▶ [GIVEN TASK]: Pull out each line of the data that includes the word "this".

▶ [PROVIDED ENTRIES]:
━━━━
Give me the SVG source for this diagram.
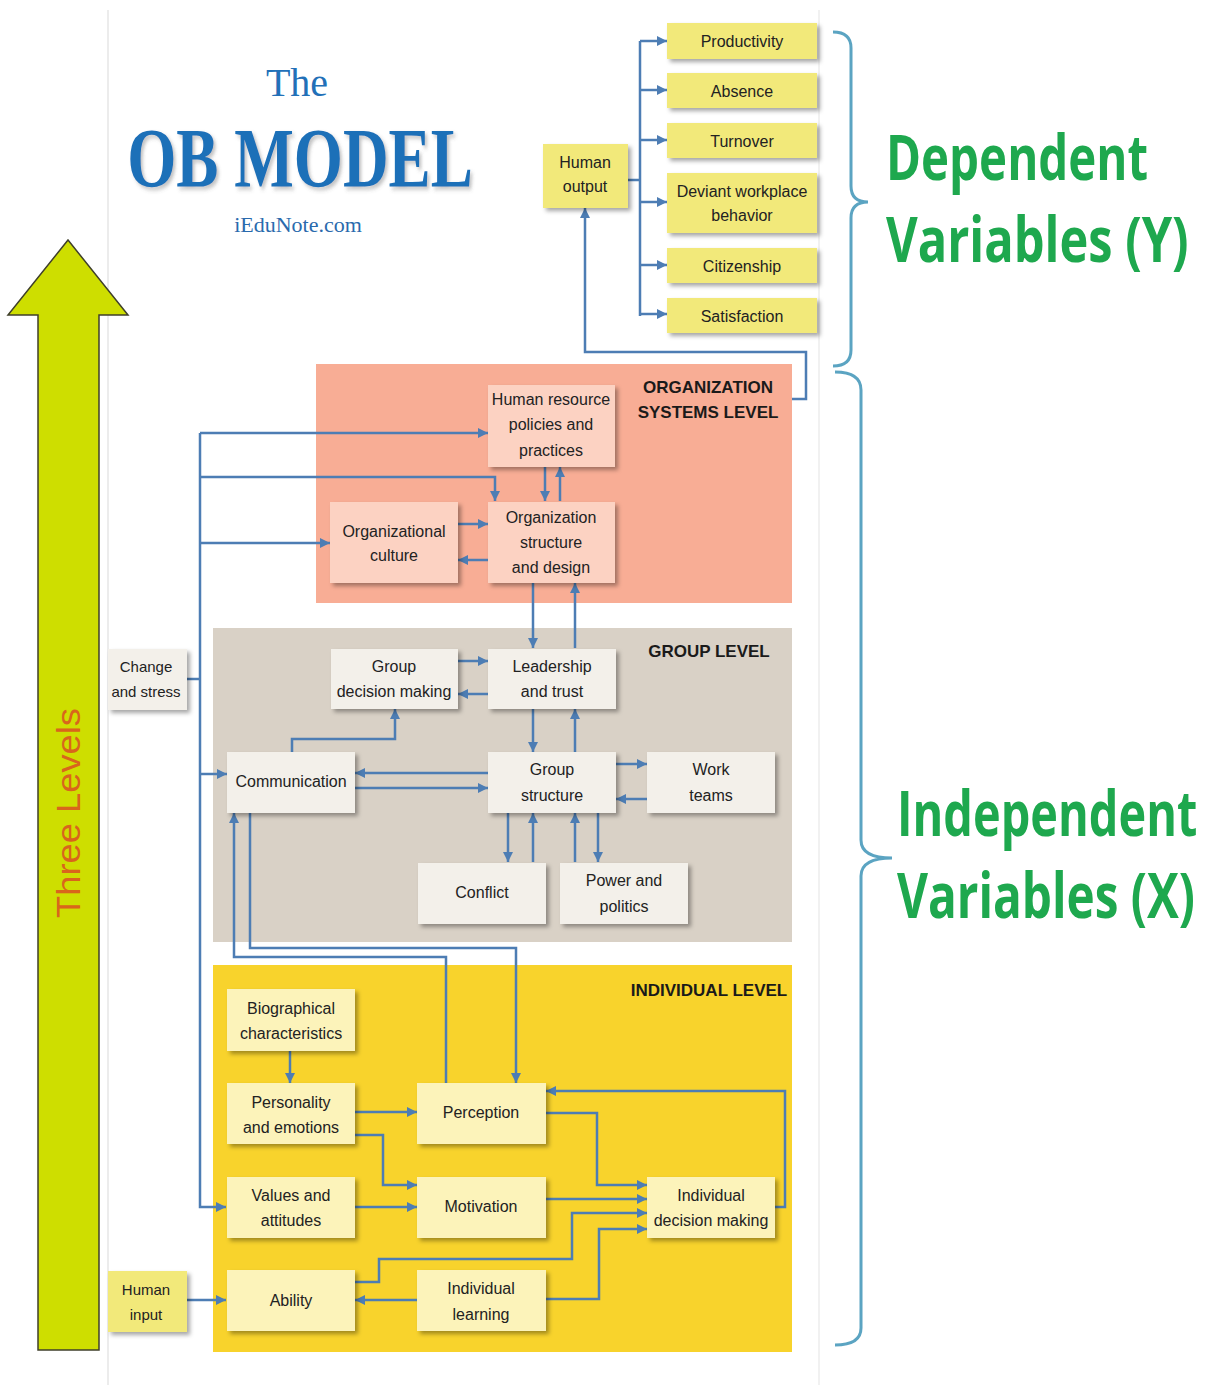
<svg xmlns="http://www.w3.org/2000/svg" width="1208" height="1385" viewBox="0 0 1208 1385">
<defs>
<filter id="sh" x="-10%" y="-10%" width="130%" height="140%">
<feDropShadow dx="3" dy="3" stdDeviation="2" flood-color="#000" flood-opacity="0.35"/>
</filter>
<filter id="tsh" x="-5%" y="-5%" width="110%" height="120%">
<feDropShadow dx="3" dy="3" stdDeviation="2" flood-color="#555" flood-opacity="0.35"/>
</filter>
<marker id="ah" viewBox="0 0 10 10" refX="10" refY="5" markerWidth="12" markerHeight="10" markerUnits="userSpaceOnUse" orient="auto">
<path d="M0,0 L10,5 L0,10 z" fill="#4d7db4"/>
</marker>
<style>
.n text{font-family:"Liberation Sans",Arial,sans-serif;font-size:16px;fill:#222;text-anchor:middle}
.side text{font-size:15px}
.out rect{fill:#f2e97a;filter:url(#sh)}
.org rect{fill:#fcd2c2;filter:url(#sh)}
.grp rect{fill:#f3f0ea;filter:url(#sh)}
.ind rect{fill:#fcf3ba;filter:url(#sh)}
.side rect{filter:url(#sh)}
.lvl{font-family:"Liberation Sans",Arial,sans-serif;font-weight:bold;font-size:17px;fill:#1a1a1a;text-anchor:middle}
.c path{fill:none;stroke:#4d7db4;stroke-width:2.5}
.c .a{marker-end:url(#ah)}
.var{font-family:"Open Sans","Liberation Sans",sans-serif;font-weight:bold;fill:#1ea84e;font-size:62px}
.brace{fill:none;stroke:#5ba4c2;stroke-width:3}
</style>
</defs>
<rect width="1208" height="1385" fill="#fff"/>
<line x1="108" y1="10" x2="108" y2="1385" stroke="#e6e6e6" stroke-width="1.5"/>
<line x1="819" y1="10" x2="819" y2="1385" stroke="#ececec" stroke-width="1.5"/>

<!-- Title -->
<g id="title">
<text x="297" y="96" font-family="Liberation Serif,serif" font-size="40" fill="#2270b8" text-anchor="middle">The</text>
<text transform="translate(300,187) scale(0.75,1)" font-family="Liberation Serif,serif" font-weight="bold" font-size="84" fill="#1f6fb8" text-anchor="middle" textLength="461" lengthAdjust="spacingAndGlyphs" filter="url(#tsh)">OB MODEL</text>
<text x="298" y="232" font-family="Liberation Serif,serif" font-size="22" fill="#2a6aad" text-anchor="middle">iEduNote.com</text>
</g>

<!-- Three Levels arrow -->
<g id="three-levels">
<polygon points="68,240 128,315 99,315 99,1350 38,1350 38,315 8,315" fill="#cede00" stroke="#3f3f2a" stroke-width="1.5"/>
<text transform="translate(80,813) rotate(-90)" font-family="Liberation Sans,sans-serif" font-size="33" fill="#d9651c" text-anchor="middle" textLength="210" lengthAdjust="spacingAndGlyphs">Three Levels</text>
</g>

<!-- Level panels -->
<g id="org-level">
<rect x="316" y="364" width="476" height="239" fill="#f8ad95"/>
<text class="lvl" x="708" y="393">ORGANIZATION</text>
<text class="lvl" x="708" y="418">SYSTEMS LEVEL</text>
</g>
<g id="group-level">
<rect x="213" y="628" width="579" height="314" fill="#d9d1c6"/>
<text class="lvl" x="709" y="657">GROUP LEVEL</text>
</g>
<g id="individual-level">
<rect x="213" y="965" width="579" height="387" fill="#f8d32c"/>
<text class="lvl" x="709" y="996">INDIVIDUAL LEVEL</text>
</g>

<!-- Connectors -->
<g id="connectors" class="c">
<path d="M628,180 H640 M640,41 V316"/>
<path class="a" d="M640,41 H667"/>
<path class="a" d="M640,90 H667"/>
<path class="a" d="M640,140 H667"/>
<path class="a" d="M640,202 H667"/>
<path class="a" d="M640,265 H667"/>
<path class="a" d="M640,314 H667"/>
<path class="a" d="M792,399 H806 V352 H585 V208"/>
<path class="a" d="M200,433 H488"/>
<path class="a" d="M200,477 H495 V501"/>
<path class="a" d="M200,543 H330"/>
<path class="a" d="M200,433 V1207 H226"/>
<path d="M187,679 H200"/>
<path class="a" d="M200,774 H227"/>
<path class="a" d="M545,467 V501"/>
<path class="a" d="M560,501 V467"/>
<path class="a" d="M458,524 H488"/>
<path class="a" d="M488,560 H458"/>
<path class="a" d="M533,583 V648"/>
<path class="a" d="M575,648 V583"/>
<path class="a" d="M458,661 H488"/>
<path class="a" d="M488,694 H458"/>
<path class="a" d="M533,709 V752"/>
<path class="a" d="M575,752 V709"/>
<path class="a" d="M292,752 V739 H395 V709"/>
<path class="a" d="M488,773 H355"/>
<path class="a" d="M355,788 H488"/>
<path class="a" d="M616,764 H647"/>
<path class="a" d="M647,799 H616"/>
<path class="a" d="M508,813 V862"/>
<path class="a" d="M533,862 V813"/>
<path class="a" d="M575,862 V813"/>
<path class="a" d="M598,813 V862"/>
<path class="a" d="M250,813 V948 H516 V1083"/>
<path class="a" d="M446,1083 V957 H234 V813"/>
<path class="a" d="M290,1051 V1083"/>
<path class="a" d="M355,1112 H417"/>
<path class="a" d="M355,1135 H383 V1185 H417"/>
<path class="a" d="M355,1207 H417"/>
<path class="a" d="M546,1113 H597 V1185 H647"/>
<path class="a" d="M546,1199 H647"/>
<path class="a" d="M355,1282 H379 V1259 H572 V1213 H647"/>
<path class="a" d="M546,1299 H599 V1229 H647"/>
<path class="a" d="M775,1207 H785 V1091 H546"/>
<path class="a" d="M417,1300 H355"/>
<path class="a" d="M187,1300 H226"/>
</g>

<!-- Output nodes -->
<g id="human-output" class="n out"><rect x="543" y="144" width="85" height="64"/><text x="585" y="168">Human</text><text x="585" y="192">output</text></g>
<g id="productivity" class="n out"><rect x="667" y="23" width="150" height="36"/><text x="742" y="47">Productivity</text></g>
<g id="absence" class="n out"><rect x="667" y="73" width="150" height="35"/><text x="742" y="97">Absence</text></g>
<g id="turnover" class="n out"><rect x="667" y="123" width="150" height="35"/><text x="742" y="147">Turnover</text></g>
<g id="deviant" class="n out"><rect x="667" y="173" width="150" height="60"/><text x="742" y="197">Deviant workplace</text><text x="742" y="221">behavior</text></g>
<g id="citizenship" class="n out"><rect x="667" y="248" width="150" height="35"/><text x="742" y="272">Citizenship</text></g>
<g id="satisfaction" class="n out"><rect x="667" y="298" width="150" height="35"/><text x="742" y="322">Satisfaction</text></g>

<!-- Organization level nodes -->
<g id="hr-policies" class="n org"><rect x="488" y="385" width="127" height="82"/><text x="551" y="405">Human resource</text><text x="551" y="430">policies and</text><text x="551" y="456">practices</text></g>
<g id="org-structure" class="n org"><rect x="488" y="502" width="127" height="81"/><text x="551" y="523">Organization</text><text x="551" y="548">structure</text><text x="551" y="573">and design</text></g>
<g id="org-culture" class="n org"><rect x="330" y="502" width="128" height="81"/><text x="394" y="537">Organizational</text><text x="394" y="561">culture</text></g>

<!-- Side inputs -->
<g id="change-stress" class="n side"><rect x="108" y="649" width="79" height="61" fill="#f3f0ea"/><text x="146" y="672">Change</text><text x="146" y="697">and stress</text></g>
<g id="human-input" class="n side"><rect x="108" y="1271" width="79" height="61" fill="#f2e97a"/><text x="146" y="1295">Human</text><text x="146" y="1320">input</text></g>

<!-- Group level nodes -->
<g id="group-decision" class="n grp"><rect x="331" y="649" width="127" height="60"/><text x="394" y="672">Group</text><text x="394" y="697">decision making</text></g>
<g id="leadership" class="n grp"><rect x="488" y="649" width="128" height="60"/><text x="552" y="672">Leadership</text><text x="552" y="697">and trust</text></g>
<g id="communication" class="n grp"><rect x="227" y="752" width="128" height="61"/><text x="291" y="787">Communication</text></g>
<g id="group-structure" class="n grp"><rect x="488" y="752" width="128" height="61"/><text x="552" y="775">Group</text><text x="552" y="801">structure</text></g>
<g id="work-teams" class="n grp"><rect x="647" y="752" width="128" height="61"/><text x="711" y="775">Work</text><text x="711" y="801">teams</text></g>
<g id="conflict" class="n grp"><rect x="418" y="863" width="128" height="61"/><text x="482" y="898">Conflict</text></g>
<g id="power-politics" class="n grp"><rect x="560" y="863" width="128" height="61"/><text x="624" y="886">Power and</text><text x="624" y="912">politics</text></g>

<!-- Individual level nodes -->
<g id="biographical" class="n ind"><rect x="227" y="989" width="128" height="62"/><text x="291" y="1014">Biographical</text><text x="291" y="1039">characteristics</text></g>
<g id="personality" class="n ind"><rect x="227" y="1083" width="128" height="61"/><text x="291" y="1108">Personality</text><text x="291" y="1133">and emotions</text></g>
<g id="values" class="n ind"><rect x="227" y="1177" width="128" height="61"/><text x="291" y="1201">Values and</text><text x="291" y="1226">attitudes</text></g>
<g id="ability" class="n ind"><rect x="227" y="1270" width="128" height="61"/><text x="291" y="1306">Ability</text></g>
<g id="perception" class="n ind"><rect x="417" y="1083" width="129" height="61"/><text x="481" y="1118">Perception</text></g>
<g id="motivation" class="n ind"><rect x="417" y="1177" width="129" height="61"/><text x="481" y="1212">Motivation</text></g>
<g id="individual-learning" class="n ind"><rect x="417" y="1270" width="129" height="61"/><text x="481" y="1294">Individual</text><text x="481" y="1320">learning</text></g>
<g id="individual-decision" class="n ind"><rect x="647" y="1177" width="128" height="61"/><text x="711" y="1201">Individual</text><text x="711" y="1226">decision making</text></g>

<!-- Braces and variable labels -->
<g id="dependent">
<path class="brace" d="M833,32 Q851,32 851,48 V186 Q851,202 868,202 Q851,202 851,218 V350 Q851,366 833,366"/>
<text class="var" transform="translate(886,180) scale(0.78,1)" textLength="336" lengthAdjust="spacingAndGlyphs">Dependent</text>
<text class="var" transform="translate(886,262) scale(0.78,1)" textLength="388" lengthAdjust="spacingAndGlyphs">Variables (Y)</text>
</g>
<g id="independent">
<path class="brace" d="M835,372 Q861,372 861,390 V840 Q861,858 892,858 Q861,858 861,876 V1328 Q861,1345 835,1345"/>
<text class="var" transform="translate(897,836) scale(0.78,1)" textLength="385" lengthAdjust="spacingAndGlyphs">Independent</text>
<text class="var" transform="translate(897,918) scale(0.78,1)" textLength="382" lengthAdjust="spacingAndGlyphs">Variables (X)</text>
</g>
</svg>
━━━━
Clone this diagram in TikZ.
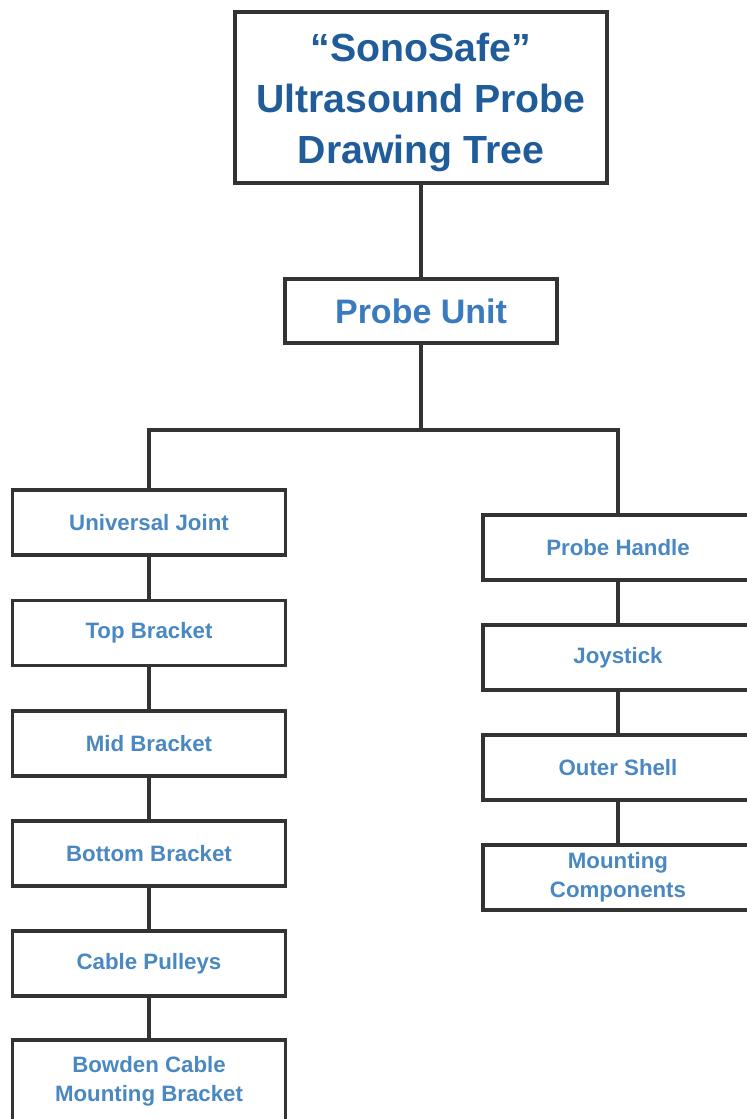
━━━━
▶ [SOLUTION BELOW]:
Give me the SVG source for this diagram.
Clone this diagram in TikZ.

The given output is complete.